-- START DATA EXTRACT --
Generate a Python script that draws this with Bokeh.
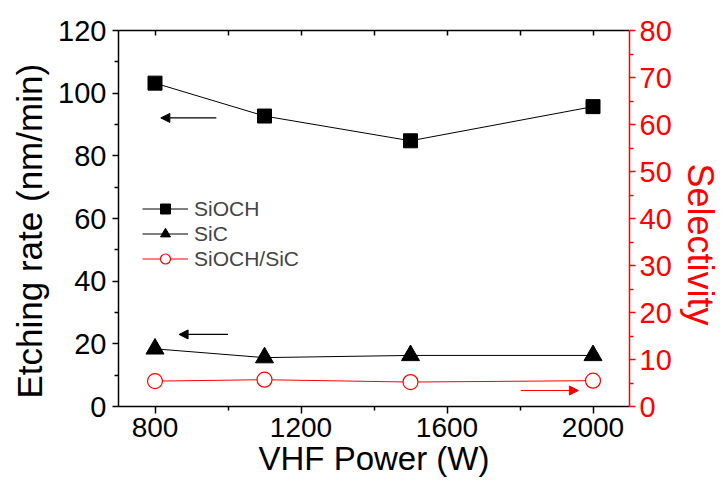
from bokeh.plotting import figure
from bokeh.models import (LinearAxis, Range1d, FixedTicker, Legend, LegendItem,
                          Arrow, NormalHead, Title)
from bokeh.embed import file_html
from bokeh.resources import INLINE

# ---- data ----
power = [800, 1100, 1500, 2000]
rate_sioch = [103.2, 92.7, 84.8, 95.7]
rate_sic = [18.4, 15.6, 16.3, 16.3]
selectivity = [5.4, 5.7, 5.2, 5.5]

x_ticks = [800, 1200, 1600, 2000]
x_minor = [1000, 1400, 1800]
y_ticks = list(range(0, 121, 20))
y_minor = list(range(10, 120, 20))
sel_ticks = list(range(0, 81, 10))
sel_minor = list(range(5, 80, 10))

# arrow annotations: x_start, x_end, y
arrow_sioch = [968, 816, 92.1]
arrow_sic = [1000, 866, 23.0]
arrow_sel = [1802, 1960, 3.4]

FONT = "Liberation Sans"
RED = "#ff0000"

p = figure(width=727, height=486, x_range=Range1d(700, 2100), y_range=Range1d(0, 120),
           output_backend="svg", toolbar_location=None,
           min_border_left=118, min_border_right=96, min_border_top=30, min_border_bottom=80)
p.extra_y_ranges = {"sel": Range1d(0, 80)}
p.outline_line_color = None
p.xgrid.visible = False
p.ygrid.visible = False
p.background_fill_color = "white"
p.border_fill_color = "white"

def style_axis(ax, color="black", size="29px"):
    ax.axis_line_color = color
    ax.axis_line_width = 1.5
    ax.major_tick_line_color = color
    ax.minor_tick_line_color = color
    ax.major_tick_line_width = 1.5
    ax.minor_tick_line_width = 1.5
    ax.major_label_text_color = color
    ax.major_label_text_font = FONT
    ax.major_label_text_font_size = size
    ax.axis_label_text_color = color
    ax.axis_label_text_font = FONT
    ax.axis_label_text_font_size = "33px"
    ax.axis_label_text_font_style = "normal"

xa = p.xaxis[0]
style_axis(xa, size="28px")
xa.ticker = FixedTicker(ticks=x_ticks, minor_ticks=x_minor)
xa.axis_label = "VHF Power (W)"
xa.major_tick_out = 7
xa.major_tick_in = 0
xa.minor_tick_out = 4
xa.minor_tick_in = 0
xa.major_label_standoff = 4
xa.axis_label_standoff = 0

ya = p.yaxis[0]
style_axis(ya)
ya.ticker = FixedTicker(ticks=y_ticks, minor_ticks=y_minor)
ya.major_tick_out = 6
ya.major_tick_in = 0
ya.minor_tick_out = 4
ya.minor_tick_in = 0
ya.major_label_standoff = 6

top = LinearAxis(ticker=FixedTicker(ticks=x_ticks, minor_ticks=x_minor))
style_axis(top)
top.major_label_text_font_size = "0px"
top.major_label_text_alpha = 0
top.major_tick_in = 5
top.major_tick_out = 0
top.minor_tick_in = 5
top.minor_tick_out = 0
p.add_layout(top, "above")

ra = LinearAxis(y_range_name="sel", ticker=FixedTicker(ticks=sel_ticks, minor_ticks=sel_minor))
style_axis(ra, RED)
ra.major_tick_out = 6
ra.major_tick_in = 0
ra.minor_tick_out = 4
ra.minor_tick_in = 0
ra.major_label_standoff = 4
p.add_layout(ra, "right")

# axis titles (offset along the axis as in the original)
p.add_layout(Title(text="Etching rate (nm/min)", align="left", offset=8, standoff=10,
                   vertical_align="top",
                   text_font=FONT, text_font_size="35px", text_font_style="normal",
                   text_color="black"), "left")
p.add_layout(Title(text="Selectivity", align="left", offset=133, standoff=10,
                   text_font=FONT, text_font_size="36px", text_font_style="normal",
                   text_color=RED), "right")

# ---- series ----
l1 = p.line(power, rate_sioch, line_color="black", line_width=1)
s1 = p.scatter(power, rate_sioch, marker="square", size=14, fill_color="black", line_color="black")
l2 = p.line(power, rate_sic, line_color="black", line_width=1)
s2 = p.scatter(power, rate_sic, marker="triangle", size=18, fill_color="black", line_color="black")
l3 = p.line(power, selectivity, line_color=RED, line_width=1, y_range_name="sel")
s3 = p.scatter(power, selectivity, marker="circle", size=15, fill_color="white", line_color=RED,
               line_width=1.2, y_range_name="sel")

# ---- arrows ----
for (xs, xe, yy), col, rng in [(arrow_sioch, "black", "default"),
                               (arrow_sic, "black", "default"),
                               (arrow_sel, RED, "sel")]:
    p.add_layout(Arrow(x_start=xs, y_start=yy, x_end=xe, y_end=yy, line_color=col, line_width=1.2,
                       end=NormalHead(size=9, fill_color=col, line_color=col),
                       y_range_name=rng))

legend = Legend(items=[LegendItem(label="SiOCH", renderers=[l1, s1]),
                       LegendItem(label="SiC", renderers=[l2, s2]),
                       LegendItem(label="SiOCH/SiC", renderers=[l3, s3])],
                location=(24, 135), glyph_width=46, glyph_height=25, label_height=25,
                spacing=0, padding=0, margin=0, label_standoff=6,
                label_text_font=FONT, label_text_font_size="21px",
                border_line_alpha=0, background_fill_alpha=0)
p.add_layout(legend, "center")

open("out.html", "w").write(file_html(p, INLINE))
-- END DATA EXTRACT --
WHAT YOU SHOULD DO
With the pictures left out, transcribe the material exactly.

FINISHED EXERCISE
Generate a Python script that draws this with Bokeh.
from bokeh.plotting import figure
from bokeh.models import (LinearAxis, Range1d, FixedTicker, Legend, LegendItem,
                          Arrow, NormalHead, Title)
from bokeh.embed import file_html
from bokeh.resources import INLINE

# ---- data ----
power = [800, 1100, 1500, 2000]
rate_sioch = [103.2, 92.7, 84.8, 95.7]
rate_sic = [18.4, 15.6, 16.3, 16.3]
selectivity = [5.4, 5.7, 5.2, 5.5]

x_ticks = [800, 1200, 1600, 2000]
x_minor = [1000, 1400, 1800]
y_ticks = list(range(0, 121, 20))
y_minor = list(range(10, 120, 20))
sel_ticks = list(range(0, 81, 10))
sel_minor = list(range(5, 80, 10))

# arrow annotations: x_start, x_end, y
arrow_sioch = [968, 816, 92.1]
arrow_sic = [1000, 866, 23.0]
arrow_sel = [1802, 1960, 3.4]

FONT = "Liberation Sans"
RED = "#ff0000"

p = figure(width=727, height=486, x_range=Range1d(700, 2100), y_range=Range1d(0, 120),
           output_backend="svg", toolbar_location=None,
           min_border_left=118, min_border_right=96, min_border_top=30, min_border_bottom=80)
p.extra_y_ranges = {"sel": Range1d(0, 80)}
p.outline_line_color = None
p.xgrid.visible = False
p.ygrid.visible = False
p.background_fill_color = "white"
p.border_fill_color = "white"

def style_axis(ax, color="black", size="29px"):
    ax.axis_line_color = color
    ax.axis_line_width = 1.5
    ax.major_tick_line_color = color
    ax.minor_tick_line_color = color
    ax.major_tick_line_width = 1.5
    ax.minor_tick_line_width = 1.5
    ax.major_label_text_color = color
    ax.major_label_text_font = FONT
    ax.major_label_text_font_size = size
    ax.axis_label_text_color = color
    ax.axis_label_text_font = FONT
    ax.axis_label_text_font_size = "33px"
    ax.axis_label_text_font_style = "normal"

xa = p.xaxis[0]
style_axis(xa, size="28px")
xa.ticker = FixedTicker(ticks=x_ticks, minor_ticks=x_minor)
xa.axis_label = "VHF Power (W)"
xa.major_tick_out = 7
xa.major_tick_in = 0
xa.minor_tick_out = 4
xa.minor_tick_in = 0
xa.major_label_standoff = 4
xa.axis_label_standoff = 0

ya = p.yaxis[0]
style_axis(ya)
ya.ticker = FixedTicker(ticks=y_ticks, minor_ticks=y_minor)
ya.major_tick_out = 6
ya.major_tick_in = 0
ya.minor_tick_out = 4
ya.minor_tick_in = 0
ya.major_label_standoff = 6

top = LinearAxis(ticker=FixedTicker(ticks=x_ticks, minor_ticks=x_minor))
style_axis(top)
top.major_label_text_font_size = "0px"
top.major_label_text_alpha = 0
top.major_tick_in = 5
top.major_tick_out = 0
top.minor_tick_in = 5
top.minor_tick_out = 0
p.add_layout(top, "above")

ra = LinearAxis(y_range_name="sel", ticker=FixedTicker(ticks=sel_ticks, minor_ticks=sel_minor))
style_axis(ra, RED)
ra.major_tick_out = 6
ra.major_tick_in = 0
ra.minor_tick_out = 4
ra.minor_tick_in = 0
ra.major_label_standoff = 4
p.add_layout(ra, "right")

# axis titles (offset along the axis as in the original)
p.add_layout(Title(text="Etching rate (nm/min)", align="left", offset=8, standoff=10,
                   vertical_align="top",
                   text_font=FONT, text_font_size="35px", text_font_style="normal",
                   text_color="black"), "left")
p.add_layout(Title(text="Selectivity", align="left", offset=133, standoff=10,
                   text_font=FONT, text_font_size="36px", text_font_style="normal",
                   text_color=RED), "right")

# ---- series ----
l1 = p.line(power, rate_sioch, line_color="black", line_width=1)
s1 = p.scatter(power, rate_sioch, marker="square", size=14, fill_color="black", line_color="black")
l2 = p.line(power, rate_sic, line_color="black", line_width=1)
s2 = p.scatter(power, rate_sic, marker="triangle", size=18, fill_color="black", line_color="black")
l3 = p.line(power, selectivity, line_color=RED, line_width=1, y_range_name="sel")
s3 = p.scatter(power, selectivity, marker="circle", size=15, fill_color="white", line_color=RED,
               line_width=1.2, y_range_name="sel")

# ---- arrows ----
for (xs, xe, yy), col, rng in [(arrow_sioch, "black", "default"),
                               (arrow_sic, "black", "default"),
                               (arrow_sel, RED, "sel")]:
    p.add_layout(Arrow(x_start=xs, y_start=yy, x_end=xe, y_end=yy, line_color=col, line_width=1.2,
                       end=NormalHead(size=9, fill_color=col, line_color=col),
                       y_range_name=rng))

legend = Legend(items=[LegendItem(label="SiOCH", renderers=[l1, s1]),
                       LegendItem(label="SiC", renderers=[l2, s2]),
                       LegendItem(label="SiOCH/SiC", renderers=[l3, s3])],
                location=(24, 135), glyph_width=46, glyph_height=25, label_height=25,
                spacing=0, padding=0, margin=0, label_standoff=6,
                label_text_font=FONT, label_text_font_size="21px",
                border_line_alpha=0, background_fill_alpha=0)
p.add_layout(legend, "center")

open("out.html", "w").write(file_html(p, INLINE))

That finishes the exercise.